Kampf um die Identität

Den Künstlern dieser „verschollenen Generation“ gilt die Aufmerksamkeit dieser Ausstellung, die vom Museumsamt des Landschaftsverbandes Westfalen-Lippe (LWL) konzipiert worden ist. Sie geht der Frage nach, wie Künstler während des Nationalsozialismus auf ideologische Beeinflussung, Kunstzensur, Überwachung bis hin zu Arbeits- und Ausstellungsverbot reagierten. Wie versuchten Künstler, ihre künstlerische Identität zu erhalten?

Die Schicksale der in der Ausstellung versammelten Künstler zeigen die gesamte Bandbreite der damals möglichen Reaktionen – also nicht nur die verfemten und verfolgten Künstler, die in die innere Emigration, ins Exil oder in den aktiven Widerstand gingen, sondern auch die Angepassten und Überzeugten, die sich der nationalsozialistischen Kunstdoktrin unterordneten.

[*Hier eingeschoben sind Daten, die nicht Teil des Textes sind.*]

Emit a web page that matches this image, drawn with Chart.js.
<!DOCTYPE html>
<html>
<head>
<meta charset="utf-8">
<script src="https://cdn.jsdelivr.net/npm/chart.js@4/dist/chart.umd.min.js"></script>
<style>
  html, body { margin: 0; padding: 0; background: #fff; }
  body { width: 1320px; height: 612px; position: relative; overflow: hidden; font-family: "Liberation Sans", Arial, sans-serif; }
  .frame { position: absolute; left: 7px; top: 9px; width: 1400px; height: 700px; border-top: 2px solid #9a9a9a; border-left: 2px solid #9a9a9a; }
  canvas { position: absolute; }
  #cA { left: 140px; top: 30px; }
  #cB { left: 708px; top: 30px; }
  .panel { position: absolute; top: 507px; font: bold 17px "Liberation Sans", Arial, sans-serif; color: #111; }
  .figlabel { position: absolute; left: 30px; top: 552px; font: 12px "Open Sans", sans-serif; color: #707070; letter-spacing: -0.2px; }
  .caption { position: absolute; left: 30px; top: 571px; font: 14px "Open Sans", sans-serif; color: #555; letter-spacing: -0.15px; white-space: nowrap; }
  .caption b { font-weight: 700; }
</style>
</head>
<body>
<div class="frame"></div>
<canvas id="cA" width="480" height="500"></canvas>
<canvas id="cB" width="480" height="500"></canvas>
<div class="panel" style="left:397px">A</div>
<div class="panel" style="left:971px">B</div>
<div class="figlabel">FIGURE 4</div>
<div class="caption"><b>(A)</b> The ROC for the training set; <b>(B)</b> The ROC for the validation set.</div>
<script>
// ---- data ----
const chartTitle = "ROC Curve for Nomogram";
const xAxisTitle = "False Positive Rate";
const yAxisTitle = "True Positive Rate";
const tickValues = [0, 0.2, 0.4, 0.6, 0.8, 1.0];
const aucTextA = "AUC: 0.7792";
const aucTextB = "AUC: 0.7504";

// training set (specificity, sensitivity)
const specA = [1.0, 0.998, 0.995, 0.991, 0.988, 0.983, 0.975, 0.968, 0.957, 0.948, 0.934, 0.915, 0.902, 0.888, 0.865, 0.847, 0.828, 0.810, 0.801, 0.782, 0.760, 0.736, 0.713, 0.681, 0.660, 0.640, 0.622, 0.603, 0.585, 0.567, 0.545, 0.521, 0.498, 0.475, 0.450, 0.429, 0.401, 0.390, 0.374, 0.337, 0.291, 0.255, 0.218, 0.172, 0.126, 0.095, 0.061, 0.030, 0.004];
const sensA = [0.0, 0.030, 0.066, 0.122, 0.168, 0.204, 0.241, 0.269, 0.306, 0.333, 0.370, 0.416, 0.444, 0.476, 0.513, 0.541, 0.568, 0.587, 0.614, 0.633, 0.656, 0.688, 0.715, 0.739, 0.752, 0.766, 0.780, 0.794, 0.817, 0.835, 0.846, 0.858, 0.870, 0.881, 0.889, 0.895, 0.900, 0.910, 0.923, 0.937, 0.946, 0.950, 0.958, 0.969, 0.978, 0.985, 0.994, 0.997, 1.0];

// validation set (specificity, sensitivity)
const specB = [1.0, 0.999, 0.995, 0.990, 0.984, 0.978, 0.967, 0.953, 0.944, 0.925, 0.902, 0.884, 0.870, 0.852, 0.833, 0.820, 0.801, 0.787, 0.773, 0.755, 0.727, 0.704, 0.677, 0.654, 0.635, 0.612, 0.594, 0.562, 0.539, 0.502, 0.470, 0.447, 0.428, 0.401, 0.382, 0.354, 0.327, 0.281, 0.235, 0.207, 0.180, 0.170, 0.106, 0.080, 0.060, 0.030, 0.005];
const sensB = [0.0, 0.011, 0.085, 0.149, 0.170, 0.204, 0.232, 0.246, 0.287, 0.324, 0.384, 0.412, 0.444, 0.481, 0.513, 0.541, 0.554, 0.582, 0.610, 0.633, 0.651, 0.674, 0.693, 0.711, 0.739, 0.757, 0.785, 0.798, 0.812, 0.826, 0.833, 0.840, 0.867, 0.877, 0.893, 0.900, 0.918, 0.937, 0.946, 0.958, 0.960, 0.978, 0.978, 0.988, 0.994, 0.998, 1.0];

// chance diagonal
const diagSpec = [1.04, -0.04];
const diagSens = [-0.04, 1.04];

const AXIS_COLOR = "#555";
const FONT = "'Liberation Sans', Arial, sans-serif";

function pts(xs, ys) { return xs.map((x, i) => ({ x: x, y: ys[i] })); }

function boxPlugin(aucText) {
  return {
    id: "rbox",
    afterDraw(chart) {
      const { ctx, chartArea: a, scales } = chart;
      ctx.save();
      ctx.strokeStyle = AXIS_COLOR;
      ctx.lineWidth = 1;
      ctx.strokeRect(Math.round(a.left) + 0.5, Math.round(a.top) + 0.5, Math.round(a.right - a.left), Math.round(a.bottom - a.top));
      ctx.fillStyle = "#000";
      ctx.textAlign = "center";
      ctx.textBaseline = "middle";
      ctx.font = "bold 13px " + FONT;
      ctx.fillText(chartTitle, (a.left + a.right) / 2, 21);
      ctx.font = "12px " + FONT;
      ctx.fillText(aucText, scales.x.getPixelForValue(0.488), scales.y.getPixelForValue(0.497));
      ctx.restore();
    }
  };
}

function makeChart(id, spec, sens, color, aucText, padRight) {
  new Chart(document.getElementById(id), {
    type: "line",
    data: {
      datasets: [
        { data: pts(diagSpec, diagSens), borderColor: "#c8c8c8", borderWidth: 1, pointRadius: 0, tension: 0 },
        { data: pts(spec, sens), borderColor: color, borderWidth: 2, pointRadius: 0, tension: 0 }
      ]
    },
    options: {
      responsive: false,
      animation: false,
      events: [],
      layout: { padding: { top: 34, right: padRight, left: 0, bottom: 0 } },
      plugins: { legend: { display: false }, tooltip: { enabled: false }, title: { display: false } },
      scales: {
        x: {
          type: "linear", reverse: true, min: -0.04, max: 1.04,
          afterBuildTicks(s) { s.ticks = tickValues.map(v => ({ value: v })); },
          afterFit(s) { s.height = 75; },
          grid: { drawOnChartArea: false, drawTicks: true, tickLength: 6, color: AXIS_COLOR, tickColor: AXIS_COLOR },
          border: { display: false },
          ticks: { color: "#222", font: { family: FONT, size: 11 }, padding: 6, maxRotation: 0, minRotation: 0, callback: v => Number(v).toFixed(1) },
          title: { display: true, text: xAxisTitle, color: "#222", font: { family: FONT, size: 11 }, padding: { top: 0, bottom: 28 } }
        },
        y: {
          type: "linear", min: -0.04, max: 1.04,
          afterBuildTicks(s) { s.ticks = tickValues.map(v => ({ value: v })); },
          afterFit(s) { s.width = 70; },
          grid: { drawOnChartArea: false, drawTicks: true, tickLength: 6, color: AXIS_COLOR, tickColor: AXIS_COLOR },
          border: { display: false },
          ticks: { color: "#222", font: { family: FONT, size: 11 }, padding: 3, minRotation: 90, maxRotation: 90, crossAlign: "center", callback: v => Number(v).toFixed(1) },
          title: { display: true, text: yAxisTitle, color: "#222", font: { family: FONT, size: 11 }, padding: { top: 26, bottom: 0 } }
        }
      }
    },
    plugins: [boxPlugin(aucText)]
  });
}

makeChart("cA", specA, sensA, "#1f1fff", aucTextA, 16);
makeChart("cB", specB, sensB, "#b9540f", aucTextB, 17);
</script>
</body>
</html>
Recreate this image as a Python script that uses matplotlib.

Begleitbuch für breites Publikum

Klaus Kösters als Kurator der Ausstellung wählte ausschließlich Künstler aus, die in Westfalen geboren wurden oder längere Zeit ihres Lebens dort gewohnt haben. Das von Klaus Kösters herausgegebene Begleitbuch zur Ausstellung stellt die verschiedenen Künstler mit ausgewählten Werken vor. Da es bisher eine solche Publikation in Nordrhein-Westfalen noch nicht gibt, ist dieses Begleitbuch nicht als wissenschaftlicher Katalog konzipiert, sondern eher für ein breites Publikum geschrieben, um die heute zumeist vergessenen Künstler wieder ins Bewusstsein der Öffentlichkeit zu bringen.

Das Begleitbuch erscheint im Aschendorff-Verlag in Münster in Kooperation mit dem Lippischen und dem Westfälischen Heimatbund.